What’s even more remarkable about The Conversation is that it was shot between The Godfather and The Godfather Part II, which, for my money, are still two of the few truly canonical works of American art, pictures that have shaped the way we talk and think of ourselves. The Conversation isn’t a gangster epic like those two movies. It’s a quiet, contemplative art film. Coppola dictated the script to a transcriber when he was still an unknown filmmaker and initially approached Marlon Brando to play Harry, but got turned down. After the success of the first Godfather, Coppola had enough clout to raise a modest budget for the project. Even in a very good year for movies – Blazing Saddles, A Woman Under The Influence, and The Taking of Pelham 1, 2, 3 came out in 1974 as well - The Conversation was a critical standout.
But on the night I saw it at the Paris, there were maybe ten other people in the theater.
And my son overheard a young staffer grumbling, “I can’t believe people paid money to see that” after it was over.

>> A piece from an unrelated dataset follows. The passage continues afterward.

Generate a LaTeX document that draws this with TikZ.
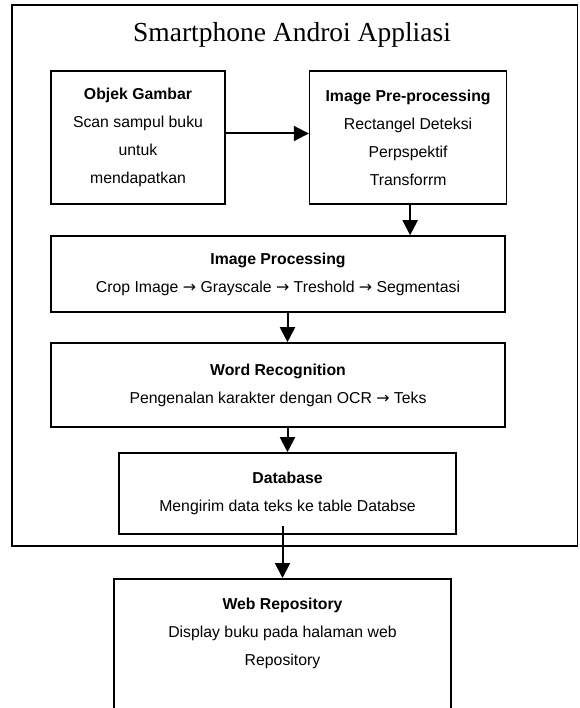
\documentclass[tikz,border=0pt]{standalone}
\usepackage{fontspec}
\setmainfont{Liberation Serif}
\setsansfont{Liberation Sans}
\newfontfamily\panahfont{DejaVu Sans}
\newcommand{\panah}{{\panahfont →}}
\usetikzlibrary{positioning,arrows.meta,calc}

\begin{document}
\begin{tikzpicture}[x=1pt,y=-1pt,
		box/.style={draw,rectangle,line width=1.6pt,inner sep=0pt,align=center,
			font=\sffamily\fontsize{15.8}{28}\selectfont},
		> = {Triangle[length=15pt,width=15pt]},
		flow/.style={->,line width=2pt}
		]
		\clip (0,0) rectangle (579,708);
		\useasboundingbox (0,0) rectangle (579,708);
		% aplikasi android
		\draw[line width=1.6pt] (12,5) rectangle (577.5,546);
		\node[font=\fontsize{27.5}{32}\selectfont] (judul) at (292,35) {Smartphone Androi Appliasi};
		\node[box,minimum width=174,minimum height=133] at (138,137.5) (objek)
			{\textbf{Objek Gambar}\\Scan sampul buku\\untuk\\mendapatkan};
		\node[box,minimum width=197,minimum height=133,right=83 of objek] (prepro)
			{\textbf{Image Pre-processing}\\Rectangel Deteksi\\Perpspektif\\Transforrm};
		\node[box,minimum width=454,minimum height=76] at (278,274) (improc)
			{\textbf{Image Processing}\\Crop Image \panah{} Grayscale \panah{} Treshold \panah{} Segmentasi};
		\node[box,minimum width=454,minimum height=84] at (278,385) (word)
			{\textbf{Word Recognition}\\Pengenalan karakter dengan OCR \panah{} Teks};
		\node[box,minimum width=337,minimum height=81] at (287.5,493.5) (db)
			{\textbf{Database}\\Mengirim data teks ke table Databse};
		% web
		\node[box,minimum width=337,minimum height=150,anchor=north] at (282.5,578) (web) {};
		\node[box,draw=none] at (282.5,633) (webtxt)
			{\textbf{Web Repository}\\Display buku pada halaman web\\Repository};
		% alur
		\draw[flow] ([yshift=4pt]objek.east) -- ([yshift=4pt]prepro.west);
		\draw[flow] ([xshift=2pt]prepro.south) -- ([xshift=2pt]prepro.south |- improc.north);
		\draw[flow] (improc.south -| db) -- (word.north -| db);
		\draw[flow] (word.south -| db) -- (db);
		\draw[flow] ($(db.south -| web)+(0,-9)$) -- (web);
	\end{tikzpicture}
\end{document}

Whatever, dude. You’re right; it’s not like playing Minecraft. It’s pretty goddamn obvious that there’s not a huge American audience for quiet, contemplative films. There never really was. Though, fifty years ago, a critical support system existed that could publicize such pictures and maybe sell out the art houses in a few major cities.
The more poignant question is how someone like Francis Ford Coppola could make such outstanding works of art in his thirties – four of them if you count Apocalypse Now – and then end his career with Megalopolis.

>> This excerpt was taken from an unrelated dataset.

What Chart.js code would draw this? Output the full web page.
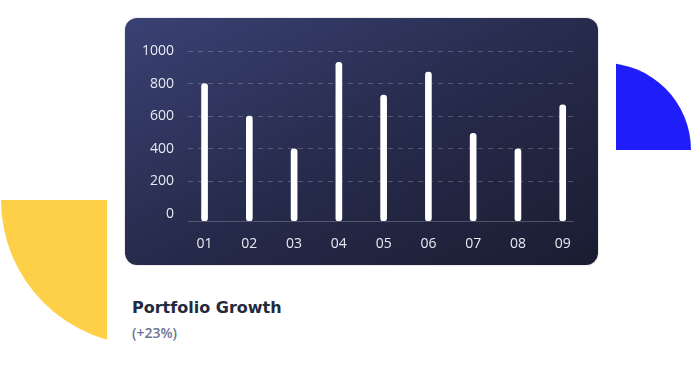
<!DOCTYPE html>
<html>
<head>
<meta charset="utf-8">
<script src="https://cdn.jsdelivr.net/npm/chart.js@4"></script>
<style>
  html, body { margin:0; padding:0; background:#ffffff; width:691px; height:380px; overflow:hidden; }
  #yellowClip { position:absolute; left:0; top:200px; width:107px; height:150px; overflow:hidden; }
  #yellow { position:absolute; left:1px; top:-145px; width:290px; height:290px; border-radius:50%; background:#fdd048; }
  #blueClip { position:absolute; left:616px; top:0; width:75px; height:150px; overflow:hidden; }
  #blue { position:absolute; left:-99px; top:63px; width:174px; height:174px; border-radius:50%; background:#1f1efb; }
  #card { position:absolute; left:125px; top:18px; width:473px; height:247px; border-radius:12px;
          background:linear-gradient(to bottom right, #3a4274 0%, #272b4c 50%, #1a1d31 100%);
          box-shadow:0 0 2px rgba(0,0,0,0.25); }
  #card canvas { position:absolute; left:0; top:0; }
  #title { position:absolute; left:132px; top:298px; font:bold 16px "DejaVu Sans", sans-serif; color:#232a3e; white-space:nowrap; }
  #sub { position:absolute; left:132px; top:323px; font:600 14px "Open Sans", sans-serif; color:#6b7494; white-space:nowrap; }
</style>
</head>
<body>
<div id="yellowClip"><div id="yellow"></div></div>
<div id="blueClip"><div id="blue"></div></div>
<div id="card"><canvas id="c" width="473" height="247"></canvas></div>
<div id="title">Portfolio Growth</div>
<div id="sub">(+23%)</div>
<script>
const categories = ['01','02','03','04','05','06','07','08','09'];
const values = [800, 600, 400, 930, 730, 870, 495, 400, 670];
const yTicks = [0, 200, 400, 600, 800, 1000];

const canvas = document.getElementById('c');
new Chart(canvas, {
  type: 'bar',
  data: {
    datasets: [{
      data: values.map((v, i) => ({ x: i + 1, y: v })),
      backgroundColor: '#ffffff',
      borderWidth: 0,
      barThickness: 6,
      borderRadius: 3,
      borderSkipped: false,
      base: -43
    }]
  },
  options: {
    responsive: false,
    animation: false,
    maintainAspectRatio: false,
    layout: { padding: { top: 33, right: 25, bottom: 0, left: 0 } },
    plugins: { legend: { display: false }, tooltip: { enabled: false } },
    scales: {
      x: {
        type: 'linear',
        offset: false,
        min: 0.63,
        max: 9.23,
        afterBuildTicks: s => { s.ticks = categories.map((c, i) => ({ value: i + 1 })); },
        afterFit: s => { s.height = 44; },
        grid: { display: true, color: 'rgba(0,0,0,0)', drawTicks: false, offset: false },
        border: { display: true, color: 'rgba(255,255,255,0.22)', width: 1 },
        ticks: {
          color: '#e8eaf2',
          font: { family: '"Open Sans", sans-serif', size: 14, weight: 500 },
          padding: 15,
          maxRotation: 0,
          autoSkip: false,
          callback: v => categories[Math.round(v) - 1]
        }
      },
      y: {
        min: -43,
        max: 1000,
        afterBuildTicks: s => { s.ticks = yTicks.map(v => ({ value: v })); },
        afterFit: s => { s.width = 63; },
        grid: {
          color: ctx => (ctx.tick && ctx.tick.value === 0) ? 'rgba(0,0,0,0)' : 'rgba(255,255,255,0.22)',
          drawTicks: false,
          lineWidth: 1
        },
        border: { display: false, dash: [5, 5] },
        ticks: {
          color: '#e8eaf2',
          font: { family: '"Open Sans", sans-serif', size: 14, weight: 500 },
          padding: 14,
          callback: v => String(v)
        }
      }
    }
  }
});
</script>
</body>
</html>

It pains me to say it, but I don’t think any of his films have been that memorable since Martin Sheen’s head emerged from that swamp. Tucker and Gardens of Stone were okay, One From The Heart has its fans, and some people like his Dracula. But The Rainmaker? Peggy Sue Got Married? Jack with Robin Williams playing a child in an adult’s body? What puzzles me the most is looking at Coppola’s older films and being reminded that very few directors have his gift for making you feel you are actually in the room with the characters. It's true that in the Godfathers, he had Mario Puzo’s family story and Gordon Willis’s mad genius photography to provide a sense of life. But that same intimacy is present in The Conversation, which was written by Coppola with cinematography by Bill Butler.
Yet little in his filmography since then has the same light from within. Listening to present-day 85-year-old Coppola give a brief filmed introduction to The Conversation, I wondered if he was offering some clues. He mentioned that it was always his dream to direct stories of his own creation, as opposed to other people’s narratives like The Godfather. But, he confessed, he often lost perspective in the process and could not tell if his story and characters were interesting to anyone else.

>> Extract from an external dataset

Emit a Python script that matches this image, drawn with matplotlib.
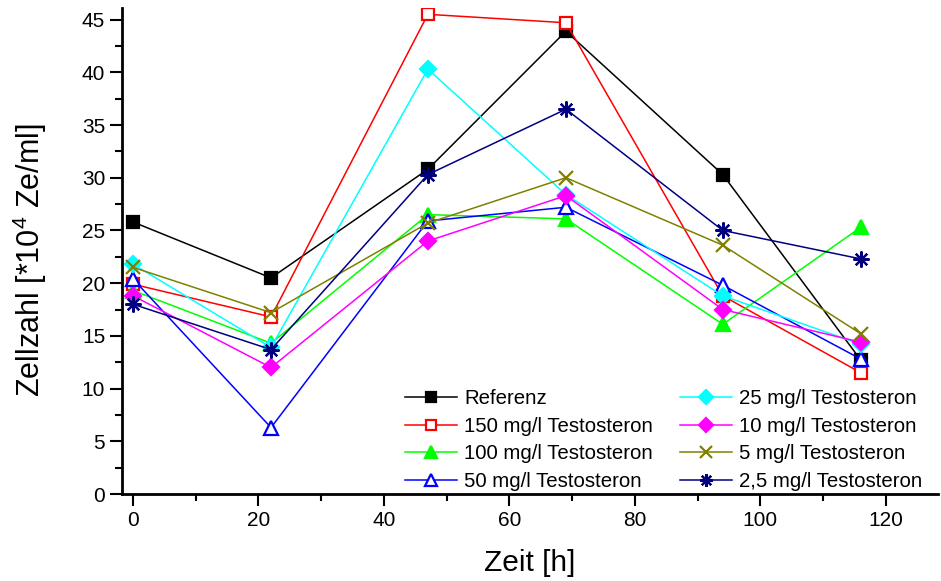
import matplotlib
matplotlib.use("Agg")
import matplotlib.pyplot as plt
from matplotlib.ticker import MultipleLocator

plt.rcParams["font.family"] = ["Liberation Sans", "DejaVu Sans"]
plt.rcParams["mathtext.default"] = "regular"

# Sampling times [h]
zeit = [0, 22, 47, 69, 94, 116]

# Cell counts [*10^4 Ze/ml]
referenz = [25.8, 20.5, 30.8, 43.9, 30.3, 12.7]
t150 = [19.9, 16.8, 45.5, 44.7, 18.8, 11.5]
t100 = [19.3, 14.3, 26.5, 26.1, 16.1, 25.3]
t50 = [20.4, 6.3, 25.9, 27.2, 19.8, 12.8]
t25 = [21.8, 13.9, 40.3, 28.4, 18.8, 14.2]
t10 = [18.8, 12.0, 24.0, 28.3, 17.5, 14.4]
t5 = [21.5, 17.2, 25.7, 30.0, 23.6, 15.2]
t2_5 = [18.0, 13.7, 30.3, 36.5, 25.0, 22.3]

serien = [
    ("Referenz", referenz, "#000000", "s", True),
    ("150 mg/l Testosteron", t150, "#FF0000", "s", False),
    ("100 mg/l Testosteron", t100, "#00FF00", "^", True),
    ("50 mg/l Testosteron", t50, "#0000FF", "^", False),
    ("25 mg/l Testosteron", t25, "#00FFFF", "D", True),
    ("10 mg/l Testosteron", t10, "#FF00FF", "D", True),
    ("5 mg/l Testosteron", t5, "#808000", "x", True),
    ("2,5 mg/l Testosteron", t2_5, "#000080", (8, 2, 0), True),
]

groessen = {"s": 8.5, "^": 10, "D": 8.5, "x": 10, (8, 2, 0): 11.5}

fig = plt.figure(figsize=(9.41, 5.81), dpi=100)
ax = fig.add_axes([122 / 941, 87 / 581, 816 / 941, 486 / 581])

for name, werte, farbe, marker, gefuellt in serien:
    ax.plot(zeit, werte, color=farbe, lw=1.1, marker=marker,
            markersize=groessen[marker],
            markerfacecolor=farbe if gefuellt else "white",
            markeredgecolor=farbe, markeredgewidth=1.6,
            label=name)

ax.set_xlim(-1.75, 128.3)
ax.set_ylim(0, 46.1)
ax.xaxis.set_major_locator(MultipleLocator(20))
ax.xaxis.set_minor_locator(MultipleLocator(10))
ax.yaxis.set_major_locator(MultipleLocator(5))
ax.yaxis.set_minor_locator(MultipleLocator(2.5))

for s in ("top", "right"):
    ax.spines[s].set_visible(False)
for s in ("left", "bottom"):
    ax.spines[s].set_linewidth(2)

ax.tick_params(which="major", direction="out", length=8.6, width=1.5,
               labelsize=15, pad=3.5)
ax.tick_params(which="minor", direction="out", length=5, width=1.5)

ax.set_xlabel("Zeit [h]", fontsize=21.5)
ax.set_ylabel(r"Zellzahl [*10$^{4}$ Ze/ml]", fontsize=22)
ax.xaxis.set_label_coords(0.5, -0.113)
ax.yaxis.set_label_coords(-0.090, 0.482)

leg = ax.legend(ncol=2, loc="upper left", frameon=False, fontsize=14.7,
                handlelength=2.55, handletextpad=0.35, columnspacing=1.3,
                labelspacing=0.42, borderpad=0.4, borderaxespad=0.0,
                markerscale=0.8,
                bbox_to_anchor=(397 / 941, 1 - 381 / 581),
                bbox_transform=fig.transFigure)

fig.savefig("out.png", dpi=100)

That willingness to experiment and struggle is evident in Megalopolis, as is that loss of perspective. The thing is, I really wanted it to be great. Sometimes, artists get lost in the desert for decades and then somehow find their gift again closer to the end of the journey. I think something like that happened with Philip Roth in his late novels, Bob Dylan, and the film director Vittorio De Sica, who went through a long dry spell before concluding with The Garden of the Finzi-Continis a few years before he died.
It's a little disappointing that Coppola could not quite summon the same magic for his last picture – or at least I didn’t see it on first viewing. But maybe it’s more reasonable to be appreciative for what he has given us, especially when it includes a film as assured and unassuming as The Conversation.
De Sica had Dominque Sanda to inspire him…..and most importantly a compelling, heart wrenching story to tell….
I'm pretty sure Eddie Muller and Michael Connelly enjoyed The Conversation. So you're in good company there. It's been a long time. I think Siskel and Ebert gave it two thumbs up as well. I think.